Clash of contradictions makes modern China
Salon.com's Andrew Leonard has a great meditation on contradiction and duality in modern China, of which we have seen plenty. His metaphor is the site of the first big meeting of the Chinese communist party in Shanghai, which now is surrounded by a swank, mixed-use development patronized by the grand bourgeoisie that party leader Mao Zedong hated with passion and venom. Leonard:
A few hours ago, I stood at the address 76 Xingye Road, in front of the Shanghai building where the First Congress of the Chinese Communist Party met in July 1920. To my left loomed "Corporate Avenue" -- a complex of office towers erected by a Hong Kong-headquartered real estate developer that for the last 15 years has been relentlessly transforming the neighborhood around this hallowed ground into an entertainment-and-dining mecca now called Xintiandi. One of the poorest neighborhoods in Shanghai, the CFO of the developer's China-based subsidiary told us with pride, was now one of the city's most expensive to live in.
Yet the Chinese people that Leonard, I and the other journalists talked to on our trip see little if any contradiction. Mao desired improvement for the working class, they say, and his heirs are spectacularly delivering it. Modern China's philosophy seems to be not Marxism but utilitarianism, which says that those actions are most moral which most increase happiness and prosperity for the most people. I doubt Marx would be happy, not least because he thought utilitarianism apostle Jeremy Bentham was a jerk. Nor, I suspect, is China's dynamic of thesis (communism), antithesis (capitalism) and synthesis (the state as market-oriented corporation) the kind of dialectic that Mao had in mind.

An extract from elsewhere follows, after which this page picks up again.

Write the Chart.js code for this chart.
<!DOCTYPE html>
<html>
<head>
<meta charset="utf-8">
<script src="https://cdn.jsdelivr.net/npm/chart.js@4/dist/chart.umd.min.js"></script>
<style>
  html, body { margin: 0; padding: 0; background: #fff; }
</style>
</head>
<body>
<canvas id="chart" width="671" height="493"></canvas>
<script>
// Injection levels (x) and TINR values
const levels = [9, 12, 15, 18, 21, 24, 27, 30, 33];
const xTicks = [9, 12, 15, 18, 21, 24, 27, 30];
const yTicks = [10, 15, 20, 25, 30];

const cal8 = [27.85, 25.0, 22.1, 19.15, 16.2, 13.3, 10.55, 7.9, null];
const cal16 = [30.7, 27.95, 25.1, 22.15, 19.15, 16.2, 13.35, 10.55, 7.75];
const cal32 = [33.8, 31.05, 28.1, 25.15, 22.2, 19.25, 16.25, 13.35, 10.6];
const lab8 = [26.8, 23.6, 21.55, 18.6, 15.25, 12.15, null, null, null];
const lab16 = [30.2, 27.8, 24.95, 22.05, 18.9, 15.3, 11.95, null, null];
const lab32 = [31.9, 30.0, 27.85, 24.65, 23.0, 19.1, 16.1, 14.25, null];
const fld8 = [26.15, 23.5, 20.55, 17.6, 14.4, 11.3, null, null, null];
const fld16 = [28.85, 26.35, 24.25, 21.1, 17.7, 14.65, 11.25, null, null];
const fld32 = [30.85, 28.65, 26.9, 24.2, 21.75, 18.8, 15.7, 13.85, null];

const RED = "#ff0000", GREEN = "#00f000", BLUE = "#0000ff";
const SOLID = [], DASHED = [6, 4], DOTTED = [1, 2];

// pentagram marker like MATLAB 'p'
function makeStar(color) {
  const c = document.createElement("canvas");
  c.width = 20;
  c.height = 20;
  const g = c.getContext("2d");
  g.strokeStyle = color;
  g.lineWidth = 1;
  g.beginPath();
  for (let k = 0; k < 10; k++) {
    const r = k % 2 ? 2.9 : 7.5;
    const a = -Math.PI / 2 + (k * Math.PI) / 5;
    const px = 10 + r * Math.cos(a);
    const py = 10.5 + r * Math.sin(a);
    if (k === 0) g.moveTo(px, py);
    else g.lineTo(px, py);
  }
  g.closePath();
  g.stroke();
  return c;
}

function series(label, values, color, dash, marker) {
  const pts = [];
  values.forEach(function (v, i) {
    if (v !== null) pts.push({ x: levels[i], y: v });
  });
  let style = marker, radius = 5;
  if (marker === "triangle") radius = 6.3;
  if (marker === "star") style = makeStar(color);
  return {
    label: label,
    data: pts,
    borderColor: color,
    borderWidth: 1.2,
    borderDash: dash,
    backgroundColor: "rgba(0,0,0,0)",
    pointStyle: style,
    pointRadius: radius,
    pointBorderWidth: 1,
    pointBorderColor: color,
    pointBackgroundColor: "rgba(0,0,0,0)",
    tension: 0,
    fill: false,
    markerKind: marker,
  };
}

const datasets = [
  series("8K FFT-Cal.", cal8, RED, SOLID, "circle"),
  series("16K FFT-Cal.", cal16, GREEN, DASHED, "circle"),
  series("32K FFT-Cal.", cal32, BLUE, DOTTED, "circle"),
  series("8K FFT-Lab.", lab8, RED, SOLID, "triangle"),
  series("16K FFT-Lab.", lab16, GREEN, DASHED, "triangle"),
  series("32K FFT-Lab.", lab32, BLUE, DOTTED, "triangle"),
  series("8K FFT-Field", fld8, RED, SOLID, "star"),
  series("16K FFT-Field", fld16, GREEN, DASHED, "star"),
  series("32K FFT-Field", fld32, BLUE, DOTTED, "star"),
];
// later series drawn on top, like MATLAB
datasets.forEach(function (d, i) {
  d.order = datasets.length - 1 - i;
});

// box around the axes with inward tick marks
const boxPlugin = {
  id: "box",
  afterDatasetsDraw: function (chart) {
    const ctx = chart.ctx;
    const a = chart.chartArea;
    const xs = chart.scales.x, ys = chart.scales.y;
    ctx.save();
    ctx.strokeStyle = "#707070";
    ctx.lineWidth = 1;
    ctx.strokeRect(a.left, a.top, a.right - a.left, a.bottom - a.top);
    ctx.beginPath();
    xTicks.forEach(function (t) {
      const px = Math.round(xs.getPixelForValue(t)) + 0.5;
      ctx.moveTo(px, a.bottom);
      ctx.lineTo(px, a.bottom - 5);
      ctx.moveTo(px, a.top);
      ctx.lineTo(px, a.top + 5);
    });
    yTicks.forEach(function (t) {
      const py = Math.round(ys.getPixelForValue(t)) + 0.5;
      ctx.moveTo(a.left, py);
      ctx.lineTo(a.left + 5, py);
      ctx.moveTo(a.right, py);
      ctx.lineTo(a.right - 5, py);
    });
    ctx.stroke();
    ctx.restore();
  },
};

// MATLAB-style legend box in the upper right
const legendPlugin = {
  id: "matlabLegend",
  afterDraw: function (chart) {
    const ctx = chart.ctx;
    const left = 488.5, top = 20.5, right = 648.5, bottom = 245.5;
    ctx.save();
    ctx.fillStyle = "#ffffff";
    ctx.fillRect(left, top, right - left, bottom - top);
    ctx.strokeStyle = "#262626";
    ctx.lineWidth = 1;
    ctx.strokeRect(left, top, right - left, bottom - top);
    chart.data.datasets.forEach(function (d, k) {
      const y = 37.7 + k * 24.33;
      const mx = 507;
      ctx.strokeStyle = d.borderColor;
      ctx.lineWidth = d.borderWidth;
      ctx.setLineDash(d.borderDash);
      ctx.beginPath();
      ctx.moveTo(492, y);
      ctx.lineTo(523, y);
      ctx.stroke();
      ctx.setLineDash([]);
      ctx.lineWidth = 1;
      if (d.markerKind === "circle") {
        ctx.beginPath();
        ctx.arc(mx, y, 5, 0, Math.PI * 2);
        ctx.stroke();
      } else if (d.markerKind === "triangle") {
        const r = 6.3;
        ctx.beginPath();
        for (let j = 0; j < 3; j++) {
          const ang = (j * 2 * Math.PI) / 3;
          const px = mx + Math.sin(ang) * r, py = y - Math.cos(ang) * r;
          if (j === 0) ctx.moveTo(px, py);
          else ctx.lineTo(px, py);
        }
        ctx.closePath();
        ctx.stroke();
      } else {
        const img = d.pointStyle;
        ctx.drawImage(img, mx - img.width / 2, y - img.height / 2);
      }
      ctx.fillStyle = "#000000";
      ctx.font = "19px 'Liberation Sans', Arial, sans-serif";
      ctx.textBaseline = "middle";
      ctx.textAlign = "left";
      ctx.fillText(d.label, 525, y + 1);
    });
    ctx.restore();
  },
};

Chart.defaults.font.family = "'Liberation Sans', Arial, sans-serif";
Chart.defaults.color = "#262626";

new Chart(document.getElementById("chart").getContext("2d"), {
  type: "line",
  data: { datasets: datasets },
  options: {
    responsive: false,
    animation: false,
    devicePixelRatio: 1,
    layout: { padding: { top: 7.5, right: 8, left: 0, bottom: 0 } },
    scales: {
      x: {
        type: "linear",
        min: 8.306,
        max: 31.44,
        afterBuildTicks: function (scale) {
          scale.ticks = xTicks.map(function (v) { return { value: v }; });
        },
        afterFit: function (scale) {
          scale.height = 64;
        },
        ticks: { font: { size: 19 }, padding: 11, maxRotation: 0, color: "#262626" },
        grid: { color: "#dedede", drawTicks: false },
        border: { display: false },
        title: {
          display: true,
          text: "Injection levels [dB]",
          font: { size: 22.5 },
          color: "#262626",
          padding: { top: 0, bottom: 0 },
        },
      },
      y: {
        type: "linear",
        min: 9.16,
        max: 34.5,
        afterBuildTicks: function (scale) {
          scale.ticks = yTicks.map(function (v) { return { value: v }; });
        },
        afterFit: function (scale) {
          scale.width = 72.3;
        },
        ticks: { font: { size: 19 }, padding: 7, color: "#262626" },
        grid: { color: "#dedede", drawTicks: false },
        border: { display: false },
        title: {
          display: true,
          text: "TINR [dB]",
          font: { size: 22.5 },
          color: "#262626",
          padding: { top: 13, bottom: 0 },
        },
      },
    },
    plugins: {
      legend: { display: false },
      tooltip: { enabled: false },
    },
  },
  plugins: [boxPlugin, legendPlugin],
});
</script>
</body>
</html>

But as an argument success usually trumps all others. China has plenty of that.







Comments
"...those actions are most moral which most increase happiness and prosperity for the most people."

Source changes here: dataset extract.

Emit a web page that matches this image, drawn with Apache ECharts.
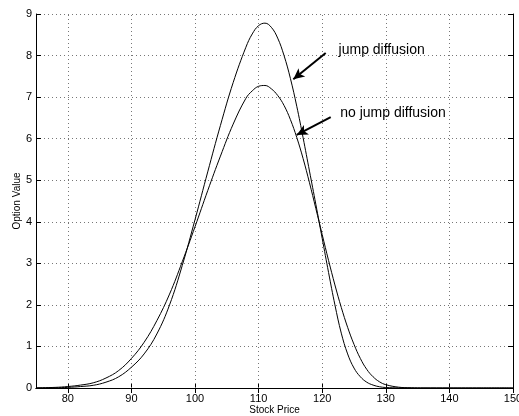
<!DOCTYPE html>
<html>
<head>
<meta charset="utf-8">
<script src="https://cdn.jsdelivr.net/npm/echarts@6/dist/echarts.min.js"></script>
<style>html,body{margin:0;padding:0;background:#fff;}#chart{width:519px;height:416px;}</style>
</head>
<body>
<div id="chart"></div>
<script>
var stockPrice = [75, 78, 80, 82, 84, 86, 88, 90, 92, 94, 96, 98, 100, 102, 104, 106, 108, 109, 110, 111, 112, 113, 114, 115, 116, 117, 118, 119, 120, 121, 122, 123, 124, 125, 126, 127, 128, 129, 130, 132, 134, 136, 140, 145, 150];
var jumpDiffusion = [0, 0.005, 0.015, 0.035, 0.065, 0.14, 0.27, 0.5, 0.82, 1.3, 2.0, 2.95, 4.05, 5.2, 6.32, 7.35, 8.2, 8.52, 8.72, 8.78, 8.68, 8.42, 8.0, 7.45, 6.78, 6.02, 5.22, 4.42, 3.6, 2.78, 2.0, 1.32, 0.82, 0.48, 0.27, 0.14, 0.07, 0.03, 0.012, 0.003, 0, 0, 0, 0, 0];
var noJumpDiffusion = [0.003, 0.015, 0.035, 0.07, 0.125, 0.24, 0.42, 0.71, 1.1, 1.62, 2.26, 3.04, 3.88, 4.75, 5.58, 6.35, 6.97, 7.15, 7.26, 7.28, 7.2, 7.04, 6.8, 6.46, 6.03, 5.52, 4.94, 4.32, 3.69, 3.07, 2.48, 1.94, 1.46, 1.05, 0.71, 0.45, 0.27, 0.15, 0.08, 0.02, 0.005, 0.001, 0, 0, 0];
var xTicks = [80, 90, 100, 110, 120, 130, 140, 150];
var yTicks = [0, 1, 2, 3, 4, 5, 6, 7, 8, 9];
var labelJump = 'jump diffusion';
var labelNoJump = 'no jump diffusion';
var arrowJump = [[120.55, 8.06], [115.46, 7.43]];
var arrowNoJump = [[121.34, 6.52], [115.99, 6.09]];
var textJumpAt = [122.5, 8.14];
var textNoJumpAt = [122.75, 6.62];

var font = 'Liberation Sans, Arial, Helvetica, sans-serif';
var chart = echarts.init(document.getElementById('chart'), null, {renderer: 'canvas'});

function pairs(xs, ys) { return xs.map(function (x, i) { return [x, ys[i]]; }); }

var gridStyle = {color: '#777', type: [1, 3], width: 1};
var axisLineStyle = {show: true, lineStyle: {color: '#000', width: 1}};
function tickStyle(vals) { return {show: true, inside: true, length: 5, customValues: vals, lineStyle: {color: '#000'}}; }

chart.setOption({
  animation: false,
  backgroundColor: '#fff',
  grid: {left: 36, right: 6, top: 14, bottom: 28, containLabel: false, outerBoundsMode: 'none'},
  xAxis: [{
    type: 'value', min: 75, max: 150, position: 'bottom',
    name: 'Stock Price', nameLocation: 'middle', nameGap: 17, nameMoveOverlap: false,
    nameTextStyle: {fontFamily: font, fontSize: 10, color: '#000'},
    axisLine: axisLineStyle, axisTick: tickStyle(xTicks),
    axisLabel: {customValues: xTicks, fontFamily: font, fontSize: 11, color: '#000', margin: 5, hideOverlap: false},
    splitLine: {show: false}
  }, {
    type: 'value', min: 75, max: 150, position: 'top',
    axisLine: axisLineStyle, axisTick: tickStyle(xTicks),
    axisLabel: {show: false}, splitLine: {show: false}
  }],
  yAxis: [{
    type: 'value', min: 0, max: 9, interval: 1, position: 'left',
    name: 'Option Value', nameLocation: 'middle', nameGap: 14, nameMoveOverlap: false,
    nameTextStyle: {fontFamily: font, fontSize: 10, color: '#000'},
    axisLine: axisLineStyle, axisTick: tickStyle(yTicks),
    axisLabel: {customValues: yTicks, fontFamily: font, fontSize: 11, color: '#000', margin: 4},
    splitLine: {show: true, lineStyle: gridStyle}
  }, {
    type: 'value', min: 0, max: 9, interval: 1, position: 'right',
    axisLine: axisLineStyle, axisTick: tickStyle(yTicks),
    axisLabel: {show: false}, splitLine: {show: false}
  }],
  series: [{
    name: labelNoJump, type: 'line', data: pairs(stockPrice, noJumpDiffusion),
    smooth: 0.4, showSymbol: false, lineStyle: {color: '#000', width: 1}, z: 3,
    markLine: {
      silent: true, symbol: ['none', 'none'], z: 1,
      lineStyle: gridStyle, label: {show: false},
      data: xTicks.filter(function (v) { return v < 150; }).map(function (v) { return {xAxis: v}; })
    }
  }, {
    name: labelJump, type: 'line', data: pairs(stockPrice, jumpDiffusion),
    smooth: 0.4, showSymbol: false, lineStyle: {color: '#000', width: 1}, z: 3,
    markLine: {
      silent: true, symbol: ['none', 'arrow'], symbolSize: [8, 11],
      lineStyle: {color: '#000', width: 2, type: 'solid'}, label: {show: false},
      data: [
        [{coord: arrowJump[0]}, {coord: arrowJump[1]}],
        [{coord: arrowNoJump[0]}, {coord: arrowNoJump[1]}]
      ]
    },
    markPoint: {
      silent: true, symbol: 'rect', symbolSize: 1, itemStyle: {color: 'rgba(0,0,0,0)'},
      data: [
        {coord: textJumpAt, label: {show: true, formatter: labelJump, position: 'right', distance: 0, fontFamily: font, fontSize: 14, color: '#000'}},
        {coord: textNoJumpAt, label: {show: true, formatter: labelNoJump, position: 'right', distance: 0, fontFamily: font, fontSize: 14, color: '#000'}}
      ]
    }
  }]
});
</script>
</body>
</html>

This is a great way of summing up why I support a classically liberal economy, although it is often perverted to mean wealth redistribution and social programs.
Perhaps some wealth redistribution and social programs are necessary to help the truly underprivileged, but the more we tamper with the system the more we siphon away the rising tide that lifts all boats.

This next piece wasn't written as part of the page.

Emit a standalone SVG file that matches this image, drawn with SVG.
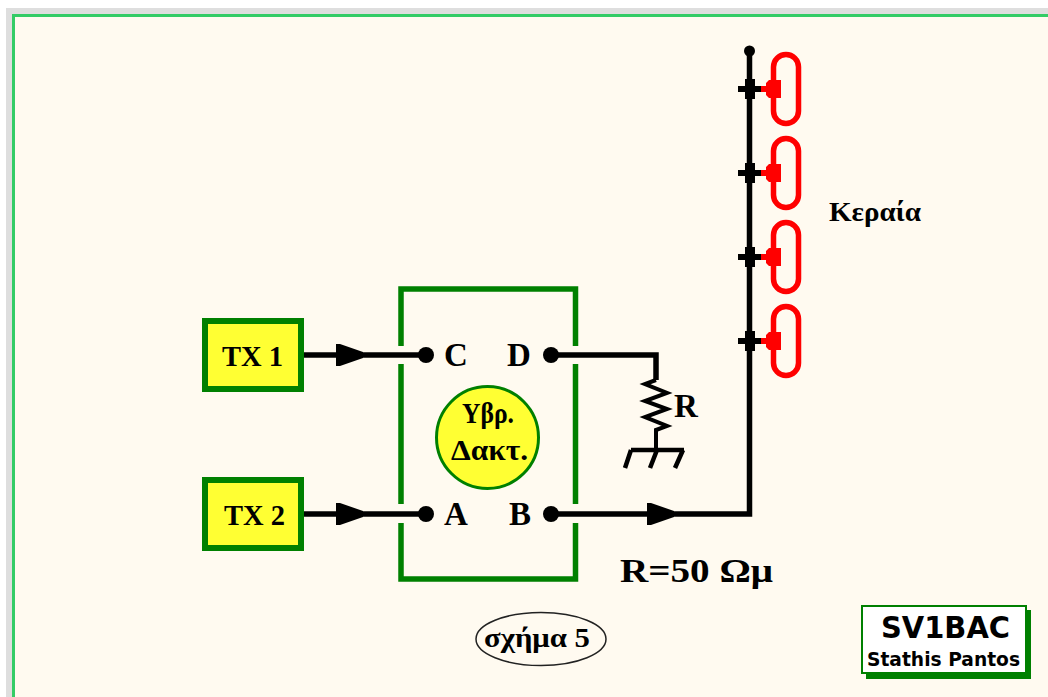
<svg xmlns="http://www.w3.org/2000/svg" width="1048" height="697" viewBox="0 0 1048 697">
<style>
.serif{font-family:"Liberation Serif","Times New Roman",serif;font-weight:bold;fill:#000}
.sans{font-family:"DejaVu Sans","Liberation Sans",sans-serif;font-weight:bold;fill:#000}
.gbox{fill:#ffff33;stroke:#008000;stroke-width:6}
.wire{fill:none;stroke:#000;stroke-width:5.5;stroke-linejoin:miter}
.red{fill:none;stroke:#ff0000;stroke-width:5.5}
</style>
<defs>
<path id="arrow" d="M0-11L4-11L27-3V3L4 11L0 11Z" fill="#000"/>
<g id="dipole">
<rect class="red" x="773.5" y="-34.5" width="25" height="69" rx="12.5"/>
<path d="M761-3H766V-6L769-9H781V9H769L766 6V3H761Z" fill="#ff0000"/>
<path d="M738-3H745V-10H755V-3H761V3H755V10H745V3H738Z" fill="#000"/>
</g>
</defs>
<rect width="1048" height="697" fill="#ffffff"/>
<rect x="6" y="8" width="1042" height="689" fill="#dedede"/>
<rect x="12" y="14" width="1036" height="683" fill="#33cc66"/>
<rect x="15" y="17" width="1033" height="680" fill="#fffaf0"/>

<g id="connectors">
<path class="wire" d="M304 355H426"/>
<use href="#arrow" x="336" y="355"/>
<path class="wire" d="M304 514H426"/>
<use href="#arrow" x="336" y="514"/>
<path class="wire" d="M551 355H656V380"/>
<path d="M656 380L645 384L667 393L645 401L667 409L645 417L667 426L656 430V450" fill="none" stroke="#000" stroke-width="4"/>
<path class="wire" d="M551 514H749.5V52"/>
<use href="#arrow" x="647" y="514"/>
<circle cx="749.5" cy="51" r="5.5" fill="#000"/>
<circle cx="426" cy="355" r="8" fill="#000"/>
<circle cx="426" cy="514" r="8" fill="#000"/>
<circle cx="551" cy="355" r="8" fill="#000"/>
<circle cx="551" cy="514" r="8" fill="#000"/>
</g>

<g id="tx1"><rect class="gbox" x="205" y="321" width="96" height="68"/><text class="serif" x="222" y="366" font-size="29" textLength="61" lengthAdjust="spacingAndGlyphs">TX 1</text></g>
<g id="tx2"><rect class="gbox" x="205" y="480" width="96" height="68"/><text class="serif" x="224" y="525" font-size="29" textLength="61" lengthAdjust="spacingAndGlyphs">TX 2</text></g>

<g id="hybrid">
<path d="M401 346V289H575.5V346M575.5 364V504M575.5 523V579H401V523M401 504V364" fill="none" stroke="#008000" stroke-width="5.5"/>
<text class="serif" x="444" y="366" font-size="33">C</text>
<text class="serif" x="444" y="525" font-size="33">A</text>
<text class="serif" x="507" y="366" font-size="33">D</text>
<text class="serif" x="509" y="525" font-size="33">B</text>
</g>
<g id="coupler"><circle cx="487.5" cy="437.5" r="51" fill="#ffff33" stroke="#008000" stroke-width="3"/>
<text class="serif" x="462" y="423" font-size="29" textLength="52" lengthAdjust="spacingAndGlyphs">Υβρ.</text>
<text class="serif" x="451" y="460" font-size="29" textLength="77" lengthAdjust="spacingAndGlyphs">Δακτ.</text></g>

<g id="resistor">
<path d="M631 450H684M631 450L625 468M657 450L650 468M683 450L675 468" fill="none" stroke="#000" stroke-width="4.5"/>
<text class="serif" x="674" y="417" font-size="33">R</text>
</g>

<g id="antenna">
<use href="#dipole" y="89"/><use href="#dipole" y="173"/><use href="#dipole" y="257"/><use href="#dipole" y="341"/>
<text class="serif" x="829" y="221" font-size="28" textLength="92" lengthAdjust="spacingAndGlyphs">Κεραία</text>
</g>

<text class="serif" x="620" y="582" font-size="33" textLength="153" lengthAdjust="spacingAndGlyphs">R=50 Ωμ</text>

<g id="caption"><ellipse cx="541" cy="639" rx="65" ry="26.5" fill="none" stroke="#222" stroke-width="1.5"/>
<text class="serif" x="484" y="647" font-size="28" textLength="106" lengthAdjust="spacingAndGlyphs">σχήμα 5</text></g>

<g id="badge">
<rect x="866" y="610" width="165" height="69" fill="#008000"/>
<rect x="862" y="606" width="164" height="67" fill="#ffffff" stroke="#008000" stroke-width="2"/>
<text class="sans" x="881" y="638" font-size="30" textLength="129" lengthAdjust="spacingAndGlyphs">SV1BAC</text>
<text class="sans" x="867" y="666" font-size="20" textLength="153" lengthAdjust="spacingAndGlyphs">Stathis Pantos</text>
</g>
</svg>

Interesting that people in China seem to understand that better than people in this country.
Posted by: John J. Walters | November 24, 2010 12:03 PM
China is full of contradictions and that's part of the charm. The Chinese have a wonderful way of accepting these contradictions and it is a learning experience as a foreigner to work on adapting this mindset.
Steve
http://www.YourGuideToChina.com
Posted by: Steve | November 24, 2010 9:33 PM
The man you should have quoted is Deng Xiaoping: "It doesn't matter if it's a black cat or a white cat, as long as it catches the mouse, it's a good cat."